Of course, even high-throughput systems are going to have their limitations. Messages sent to a partition exist in a log for a configurable period of time or until a configurable size limit is reached. Exceed that retention limit prematurely, and it’s possible you can start losing messages before consumers can pull them from the topic partition.
That’s why it’s important to understand the data rate of your topic partitions. Simply multiply the average message size times the number of messages per second to calculate your average retention rate. This will enable you to figure out how much retention space is required to guarantee data is retained for the desired period of time.
Widen those consumer socket buffers for high-speed ingestion
The default settings for consumer socket buffers tend to be around 100 KB (Kafka 2.4.x), which is too small for high-throughput environments. For low-latency, high-bandwidth networks (10 Gbps or higher), it might be necessary to bump those values up to 8 or 16 MB. You can tune the socket buffer setting for consumers with the “socket.receive.buffer.bytes” parameter.
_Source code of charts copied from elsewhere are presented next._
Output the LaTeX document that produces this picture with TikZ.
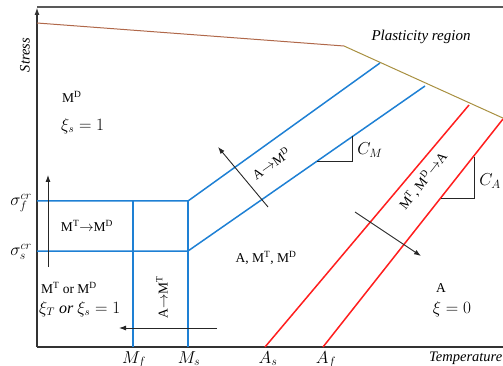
\documentclass[tikz,border=0pt]{standalone}
\usepackage{fontspec}
\setmainfont{Liberation Serif}
\usetikzlibrary{arrows.meta}
\definecolor{myblue}{HTML}{1E80D4}
\definecolor{myred}{HTML}{FF1E1E}
\definecolor{mybrown}{HTML}{B0684A}
\definecolor{myolive}{HTML}{A89040}
\definecolor{axisgray}{HTML}{333333}
\begin{document}
\begin{tikzpicture}[x=1pt,y=-1pt,
  axis/.style={draw=axisgray,line width=1.6pt},
  blueline/.style={draw=myblue,line width=1.5pt},
  redline/.style={draw=myred,line width=1.5pt},
  arr/.style={draw=black!85,line width=0.9pt,-{Latex[length=7pt,width=5pt]}},
  tri/.style={draw=black!85,line width=0.9pt},
  lbl/.style={font=\fontsize{13.5}{15}\selectfont,inner sep=0pt},
  mlbl/.style={font=\fontsize{16}{18}\selectfont,inner sep=0pt},
  axlbl/.style={font=\fontsize{17}{19}\selectfont,inner sep=0pt},
]
\useasboundingbox (0,0) rectangle (503,366);
\clip (0,0) rectangle (503,366);
% coordinates
\coordinate (O) at (37,347);
\coordinate (Ytop) at (37,7);
\coordinate (Xend) at (505,347);
\coordinate (Tend) at (505,7);
\coordinate (P0) at (37,23);
\coordinate (P1) at (344,46);
\coordinate (P2) at (505,119);
\coordinate (Sf0) at (37,201);
\coordinate (Sf1) at (188,201);
\coordinate (Ss0) at (37,251);
\coordinate (Ss1) at (188,251);
\coordinate (Mf0) at (133,347);
\coordinate (Mf1) at (133,201);
\coordinate (Ms0) at (188,347);
\coordinate (U1) at (380,63);
\coordinate (L1) at (425,86);
\coordinate (As0) at (265,347);
\coordinate (As1) at (469,105);
\coordinate (Af0) at (323,347);
\coordinate (Af1) at (503,119);
% frame & axes
\draw[draw=black!65,line width=1.3pt] (Ytop) -- (Tend);
\draw[axis] (O) -- (Xend);
\draw[axis,-{Latex[length=8pt,width=5pt]}] (O) -- (Ytop);
% plasticity boundary
\draw[draw=mybrown,line width=1pt] (P0) -- (P1);
\draw[draw=myolive,line width=1pt] (P1) -- (P2);
% blue lines
\draw[blueline] (Sf0) -- (Sf1) -- (U1);
\draw[blueline] (Ss0) -- (Ss1) -- (L1);
\draw[blueline] (Mf0) -- (Mf1);
\draw[blueline] (Ms0) -- (Sf1);
% red lines
\draw[redline] (As0) -- (As1);
\draw[redline] (Af0) -- (Af1);
% slope triangles
\coordinate (CM0) at (317,161);
\coordinate (CM1) at (352,161);
\coordinate (CM2) at (352,136);
\draw[tri] (CM0) -- (CM1) -- (CM2);
\coordinate (CA0) at (441,198);
\coordinate (CA1) at (474,198);
\coordinate (CA2) at (474,157);
\draw[tri] (CA0) -- (CA1) -- (CA2);
% arrows
\coordinate (a1s) at (268,207); \coordinate (a1e) at (218,147);
\draw[arr] (a1s) -- (a1e);
\coordinate (a2s) at (355,212); \coordinate (a2e) at (421,256);
\draw[arr] (a2s) -- (a2e);
\coordinate (a3s) at (48,267); \coordinate (a3e) at (48,175);
\draw[arr] (a3s) -- (a3e);
\coordinate (a4s) at (217,328); \coordinate (a4e) at (119,328);
\draw[arr] (a4s) -- (a4e);
% labels
\node[lbl,font=\fontsize{14.5}{16}\selectfont\itshape,rotate=90] (stress) at (25,55) {Stress};
\node[lbl,font=\fontsize{15}{17}\selectfont\itshape] (plast) at (421,37) {Plasticity region};
\node[lbl,anchor=west] (MD) at (62,97) {M\textsuperscript{D}};
\node[mlbl,anchor=west] (xis) at (61,126) {$\xi_s = 1$};
\node[axlbl] (sf) at (21,203) {$\sigma_f^{cr}$};
\node[axlbl] (ss) at (21,252) {$\sigma_s^{cr}$};
\node[lbl] (MTMD) at (87,226) {M\textsuperscript{T}$\to$M\textsuperscript{D}};
\node[lbl,anchor=west] (MTorMD) at (41,288) {M\textsuperscript{T} or M\textsuperscript{D}};
\node[mlbl,anchor=west] (xiTs) at (39,309) {$\xi_T$ \textit{or} $\xi_s = 1$};
\node[lbl,rotate=90] (AMT) at (162,297) {A$\to$M\textsuperscript{T}};
\node[lbl,rotate=35] (AMD) at (271,163) {A$\to$M\textsuperscript{D}};
\node[lbl,rotate=52] (MMA) at (423,181) {M\textsuperscript{T}, M\textsuperscript{D}$\to$A};
\node[axlbl] (CMl) at (370,150) {$C_M$};
\node[axlbl] (CAl) at (490,181) {$C_A$};
\node[lbl] (mix) at (266,258) {A, M\textsuperscript{T}, M\textsuperscript{D}};
\node[lbl] (Al) at (441,288) {A};
\node[mlbl] (xi0) at (452,309) {$\xi = 0$};
\node[axlbl,anchor=north] (Mfl) at (134,351) {$M_f$};
\node[axlbl,anchor=north] (Msl) at (189,351) {$M_s$};
\node[axlbl,anchor=north] (Asl) at (268,351) {$A_s$};
\node[axlbl,anchor=north] (Afl) at (326,351) {$A_f$};
\node[lbl,anchor=west,font=\fontsize{14.5}{16}\selectfont\itshape] (temp) at (429,358) {Temperature};
\end{tikzpicture}
\end{document}
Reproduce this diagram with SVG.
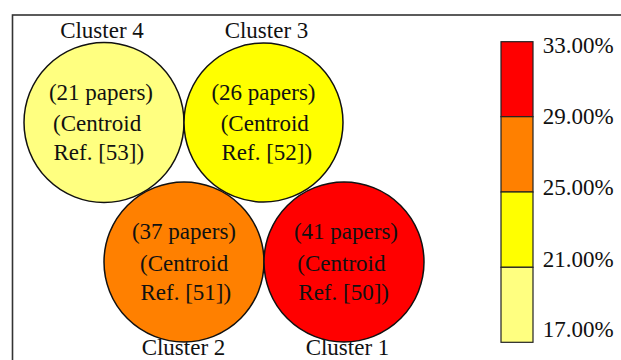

Tune your memory buffer and batch sizes for high-throughput producers
On the producer side of the equation, high-throughput environments will likely require a change to the default memory sizes for your “buffer.memory” and “batch.size” parameters. These values are trickier to set than your consumer socket buffers as they depend on a number of factors, including producer data rate, number of partitions, and the total memory you have available. Larger buffers aren’t necessarily always better, because having too much data buffered on-heap can lead to increased garbage collection—a process that will compete for resources and affect your importance. Best practices should be established based on the unique configuration and settings of your Kafka data streaming system.